Смысл развернутой Пумпянским грандиозной концепции русской классической традиции как системы сообщающихся сосудов, начинающейся в XVIII веке Ломоносовым и Державиным и продолжающейся через весь XIX век в начало XX, в символизм, был именно во включении представлений Пумпянского в культуру русского символизма, как бы ее увенчание «абсолютной теорией», – а также в его личных надеждах, надеждах провинциала, на вхождение в среду петербургских людей «серебряного века», казавшуюся ему в скромном Невеле буквально новыми Афинами. И вот он пошел туда со своей совой. Существует, вообще говоря, одно существенное отличие его способа мышления от способа мышления символистов (да и не только символистов): Пумпянский, как и должно талмудическому уму, мыслит, в сущности, не последовательно, а параллельно, точнее, полипараллельно – он держит в голове весь объем русской и европейской культурно-исторической фактологии, начиная с Античности (чему служат блистательная память и блистательное знание древних и новых языков), и все взаимосвязи между разнородными явлениями, как это и производится в талмудической и библейской герменевтике. Что не означает, конечно, что он ходил в хедер и занимался еврейской наукой, – речь идет о складе ума, переданном ему поколениями дедов и прадедов, воспитанном атмосферой «литовского Иерусалима». Это придает каждому его тексту, по крайней мере до перехода к марксизму, необыкновенный объем, необыкновенную увлекательность сопоставлений и связей. Читать многие из его работ этого времени – наслаждение!

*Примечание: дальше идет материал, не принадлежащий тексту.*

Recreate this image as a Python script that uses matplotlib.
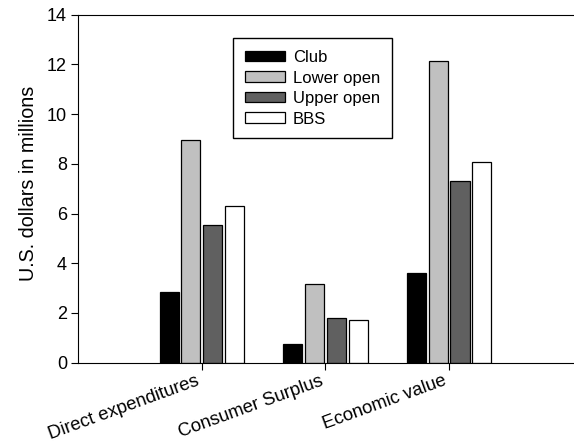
import numpy as np
import matplotlib.pyplot as plt

plt.rcParams['font.family'] = ['Liberation Sans', 'DejaVu Sans']

# data (millions of U.S. dollars)
categories = ['Direct expenditures', 'Consumer Surplus', 'Economic value']
series = ['Club', 'Lower open', 'Upper open', 'BBS']
club = [2.85, 0.73, 3.59]
lower_open = [8.95, 3.15, 12.14]
upper_open = [5.52, 1.78, 7.31]
bbs = [6.31, 1.71, 8.07]
values = [club, lower_open, upper_open, bbs]
colors = ['#000000', '#c0c0c0', '#606060', '#ffffff']

fig = plt.figure(figsize=(5.74, 4.46), dpi=100)
ax = fig.add_axes([0.136, 0.187, 0.862, 0.780])

x = np.arange(1, len(categories) + 1)
step = 0.176
width = 0.155
for i, (name, vals, c) in enumerate(zip(series, values, colors)):
    ax.bar(x + (i - 1.5) * step, vals, width, color=c, edgecolor='black',
           linewidth=0.9, label=name)

ax.set_xlim(0, 4)
ax.set_ylim(0, 14)
ax.set_yticks(range(0, 15, 2))
ax.set_xticks(x)
ax.set_xticklabels(categories, rotation=20, ha='right', fontsize=13.3)
ax.tick_params(axis='y', labelsize=13, direction='out', length=5, pad=3)
ax.tick_params(axis='x', direction='out', length=5, pad=2)
ax.set_ylabel('U.S. dollars in millions', fontsize=14.2, labelpad=6, y=0.514)
ax.spines['right'].set_visible(False)

leg = ax.legend(loc='upper left', bbox_to_anchor=(0.313, 0.932), borderaxespad=0,
                fontsize=12, fancybox=False, framealpha=1, edgecolor='black',
                handlelength=2.4, handleheight=0.6, labelspacing=0.33,
                borderpad=0.7, handletextpad=0.5)
leg.get_frame().set_linewidth(1.0)

fig.savefig('out.png', dpi=100)
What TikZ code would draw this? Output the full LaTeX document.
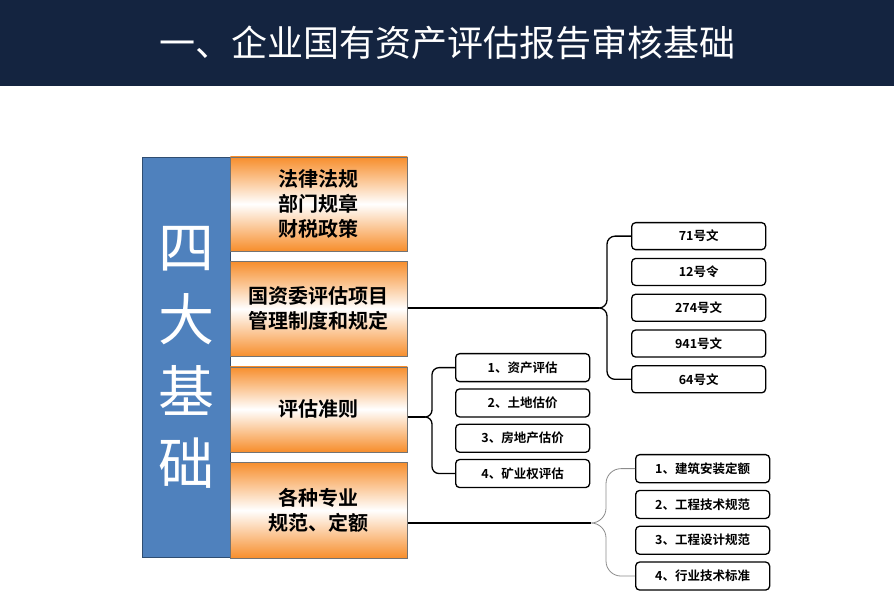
\documentclass[tikz,border=0pt]{standalone}
\usepackage{fontspec}
\setmainfont{Noto Sans CJK SC}[BoldFont={Noto Sans CJK SC Bold}]
\usetikzlibrary{positioning,calc}
\definecolor{Night}{RGB}{20,36,64}
\definecolor{Steel}{RGB}{79,129,189}
\definecolor{Amber}{RGB}{247,142,44}
% curly bracket: style, half width, tip, top node, bottom node
\newcommand\linkbrace[5]{%
 \draw[br,#1] (#4.west) -- ($(#4.west -| #3)+(2*#2,0)$) to[out=180,in=90] ($(#4.west -| #3)+(#2,-#2)$)
  -- ($(#3)+(#2,#2)$) to[out=-90,in=0] (#3) to[out=0,in=90] ($(#3)+(#2,-#2)$)
  -- ($(#5.west -| #3)+(#2,#2)$) to[out=-90,in=180] ($(#5.west -| #3)+(2*#2,0)$) -- (#5.west);}

\begin{document}
\begin{tikzpicture}[x=1pt,y=1pt,node distance=10pt,
 ob/.style={draw=black!55,top color=Amber,bottom color=Amber,middle color=white,minimum width=177pt,inner sep=0pt,align=center,font=\fontsize{20}{25}\selectfont\bfseries},
 lb/.style={draw,line width=1.3pt,rounded corners=4pt,fill=white,minimum width=134pt,inner sep=0pt,font=\fontsize{12.5}{14}\selectfont\bfseries},
 ln/.style={line width=1.6pt},
 br/.style={line width=1.3pt}]
\useasboundingbox (0,0) rectangle (894,600);
\node[fill=Night,minimum width=894pt,minimum height=86pt,inner sep=0pt,text=white,font=\fontsize{36}{40}\selectfont] (hd) at (447,557) {一、企业国有资产评估报告审核基础};

\node[draw=Steel!60!black,fill=Steel,minimum width=88pt,minimum height=400pt,inner sep=0pt,text=white,align=center,font=\fontsize{56}{72}\selectfont] (base) at (186,243) {四\\大\\基\\础};
\node[ob,minimum height=94pt,anchor=north west] (o1) at (base.north east) {法律法规\\部门规章\\财税政策};
\node[ob,minimum height=95pt,below=of o1] (o2) {国资委评估项目\\管理制度和规定};
\node[ob,minimum height=85pt,below=of o2] (o3) {评估准则};
\node[ob,minimum height=96pt,below=of o3] (o4) {各种专业\\规范、定额};

% 国资委文件
\node[lb,minimum height=27pt,anchor=north west] (g1a) at (631,378) {71号文};
\node[lb,minimum height=27pt,below=7.5pt of g1a] (g1b) {12号令};
\node[lb,minimum height=27pt,below=7.5pt of g1b] (g1c) {274号文};
\node[lb,minimum height=27pt,below=7.5pt of g1c] (g1d) {941号文};
\node[lb,minimum height=27pt,below=7.5pt of g1d] (g1e) {64号文};
% 评估准则
\node[lb,minimum height=28pt,anchor=north west] (g2a) at (455,247) {1、资产评估};
\node[lb,minimum height=28pt,below=6pt of g2a] (g2b) {2、土地估价};
\node[lb,minimum height=28pt,below=6pt of g2b] (g2c) {3、房地产估价};
\node[lb,minimum height=28pt,below=6pt of g2c] (g2d) {4、矿业权评估};
% 专业规范
\node[lb,minimum height=28pt,anchor=north west] (g3a) at (635,146) {1、建筑安装定额};
\node[lb,minimum height=28pt,below=6.5pt of g3a] (g3b) {2、工程技术规范};
\node[lb,minimum height=28pt,below=6.5pt of g3b] (g3c) {3、工程设计规范};
\node[lb,minimum height=28pt,below=6.5pt of g3c] (g3d) {4、行业技术标准};

\coordinate (k1) at (599,292);
\coordinate (k2) at (425,183);
\coordinate (k3) at (591,77);
\draw[ln] (o2.east |- k1) -- (k1);
\draw[ln] (o3.east |- k2) -- (k2);
\draw[ln] (o4.east |- k3) -- (k3);
\linkbrace{}{8}{k1}{g1a}{g1e}
\linkbrace{}{7}{k2}{g2a}{g2d}
\linkbrace{draw=black!45,line width=.8pt}{15}{k3}{g3a}{g3d}
\end{tikzpicture}
\end{document}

Вздорная идея составителей книги (И. Н. Николаева и Е. М. Иссерлин, вдовы Пумпянского) – помещать тексты не в хронологии их написания, а в историко-литературной хронологии авторов и периодов. Или же это сознательное желание смикшировать разницу работ первой половины 1920-х годов и работ, написанных после 1927 года, поскольку, конечно, формально-мыслительный аппарат и гигантская эрудиция остались если не прежними, то ощутимо сходными, – изменилась «только» небольшая часть терминологии вкупе с использованием этого аппарата и этой эрудиции для неизбежного и неумолимого выхода к обязательным выводам; для читателя, особенно позднесоветского, привыкшего опускать идеологический официоз или видеть за ним различные «намеки», разница на первый взгляд оказывается не слишком существенной и в известных случаях «проскакивает». В примечаниях, конечно, на многое указывается, но кто же читает примечания?
Формалисты в целом скорее уклонялись от постановки литературных текстов в исторический контекст, в контекст чреды столетий, – то ли брезговали, то ли опасались. Их контекст был литературным, литературно-процессуальным. Да, важно, как сделана «Шинель» Гоголя, но, с точки зрения Пумпянского, еще важнее, откуда она взялась, кто ее по-родил и кто ее убил. Мысль Пумпянского (как, по-другому, и мысль младшего Бахтина) живет этим большим контекстом. Например:
Напротив, только сосуществование и взаимодействие обоих стилей делает Лермонтова центральным поэтом 30-х годов, потому что только они выражают обе стороны роста страны и созревания ее к будущему перелому русской исторической жизни в 60-е годы. Первый стиль, через первую тему (мнимый индивидуализм), выражает и драму побежденного декабризма, и медленный поворот к новым формам революционной идеологии (Чаадаев, Герцен, Белинский) и к новому классовому составу революционных деятелей; второй стиль, через вторую тему (народность), выражает рост самого народа, стремление его к сознанию себя как нации. В обоих процессах, вместе взятых, был залог всего будущего движения русской истории [29].
Достаточно сравнить, как работает тыняновское понятие «архаисты» у него самого и как у Пумпянского, который перенял этот термин и использовал его как обозначение передаточного звена в развитии всякой литературной традиции: разница именно в большом историческом контексте [30].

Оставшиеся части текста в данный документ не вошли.